Five. Cloud GPU experimentation is cheaper than people think. Total cost of validating eight leak patterns across 17 CUDA training runs: $0.20. The setup friction is real (one afternoon of getting jl working), but the marginal cost per experiment after that is rounding error. If you're hesitating because of cost, the bottleneck is somewhere else.

What's next

A few things I want to extend this with:

Distributed training. Memory leaks in gradient synchronization buffers (DDP, FSDP) are a separate class of bug that doesn't appear in single-GPU training. Stormlog has cross-rank timeline visualization that's designed for exactly this, and I haven't exercised it yet.
CI regression gating. Stormlog ships a benchmark harness that can fail a PR if a code change introduces memory regression against a baseline. The leaks lab is a natural baseline. If I can get this running in GitHub Actions, every PR to a real model repo could gate on "no new leaks."
Larger training runs. Run Leak 6 (the silent one) at 50 epochs or 100K samples and see when it stops being invisible. Find the scale threshold.

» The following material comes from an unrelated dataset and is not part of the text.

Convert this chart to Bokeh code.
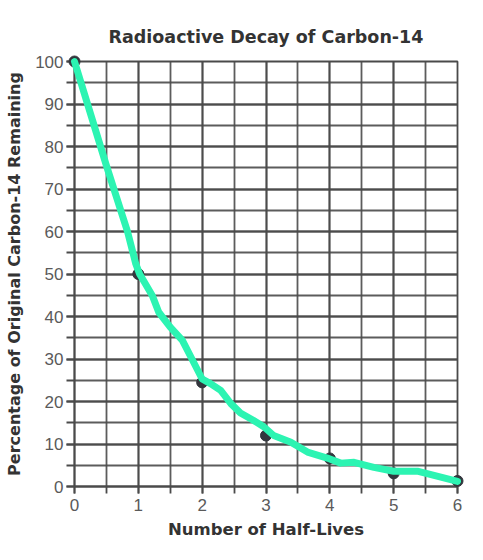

If you want to reproduce any of this on your own hardware, the repo's README has the full setup. bash run_all.sh reproduces the MPS side. bash run_cuda.sh reproduces the CUDA side. The numbers come back.

A note on tools: this work uses Stormlog, an open-source GPU memory profiler for PyTorch and TensorFlow. I'm one of its three maintainers, alongside Silas Asamoah and Derrick Dwamena. Building this lab was partly a stress test of our own profiler against a more diverse set of leak patterns than our existing tutorial covered. We found some edge cases in our own validation logic while doing it (MPS overcommit triggers a check that rejects device_used_bytes > device_total_bytes, which is actually legal on Apple's unified memory). The lab is now also a test suite for Stormlog itself.

A note on transparency: every number in this essay is regenerated by running the scripts in the repo. The CUDA artifacts live in artifacts/cuda/. The MPS artifacts live in artifacts/. The cross-platform report is at reports/cross_platform_comparison.md. If anything doesn't reproduce on your machine, file an issue and I'll dig in.